Have you ever been consulted to dialyze for a high BUN. Or have you ever been asked to comment on the high BUN’s effects on bleeding and platelet function. Here’s an interesting case report I came across in JASN that suggests that it’s not the urea alone that causes the problems.
Familial azotaemia is a rare autosomal dominant condition, first described in 1978, resulting from an impairment in urinary excretion of urea. The actual molecular defect is unclear at present.
The index case in this review is a 29-year-old woman, who has a 2-year-old male child and 34-year-old brother that appear to be affected. All are characterized by having urea clearances less than 5ml/min. The two adult patients are of short stature (approx 150cm each). All pedigree members had measured creatinine clearances in the 80-90ml/min range, normal haemoglobin values and unremarkable chemistries other than a high BUN of 100-120mg/dL in the adults and 70mg/dL in the child.
Bleeding times in the two adults were normal. The index case and her child both had further platelet function tests, including measurement of clotting times in response to ADH and epinephrine, which were all normal. In unpublished data from the child, they state that aggregation tests in response to collagen and arachidonic acid were irreversible, indicative of normal platelet function also.

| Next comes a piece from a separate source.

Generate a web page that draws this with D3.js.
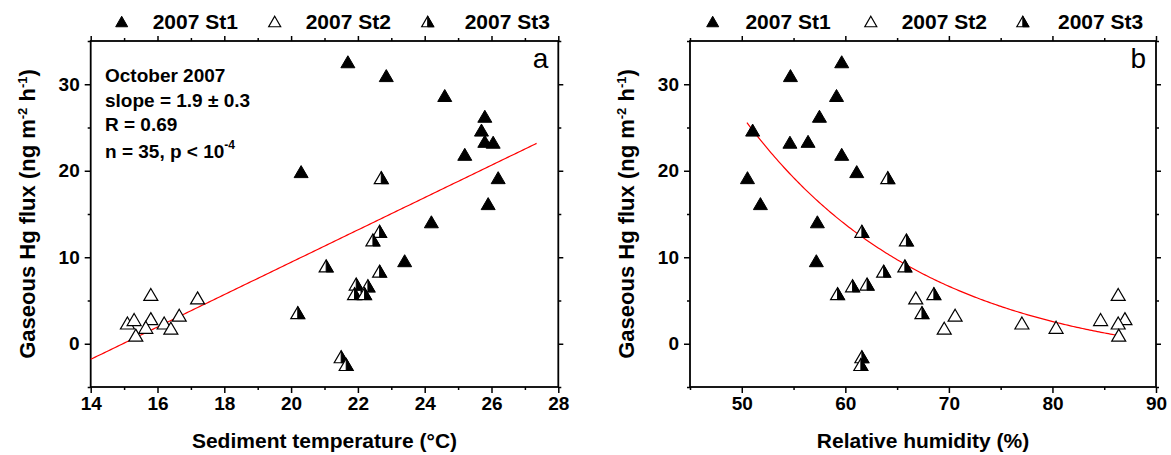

This analysis certainly suggests that an isolated high urea per se is not a cause of platelet dysfunction. In renal failure perhaps it is other ‘uraemic toxins’ that cause the problems. Perhaps a high urea acts in concert with build-up of these other molecules. Further research will obviously be required to determine this.
In summary, there are huge deficiencies in our understanding of other toxins that accumulate in acute and chronic low clearance states, and the role they play in the symptoms, signs and pathophysiology of what we call ‘uraemia’. But, the urea/BUN on it’s own? Probably not.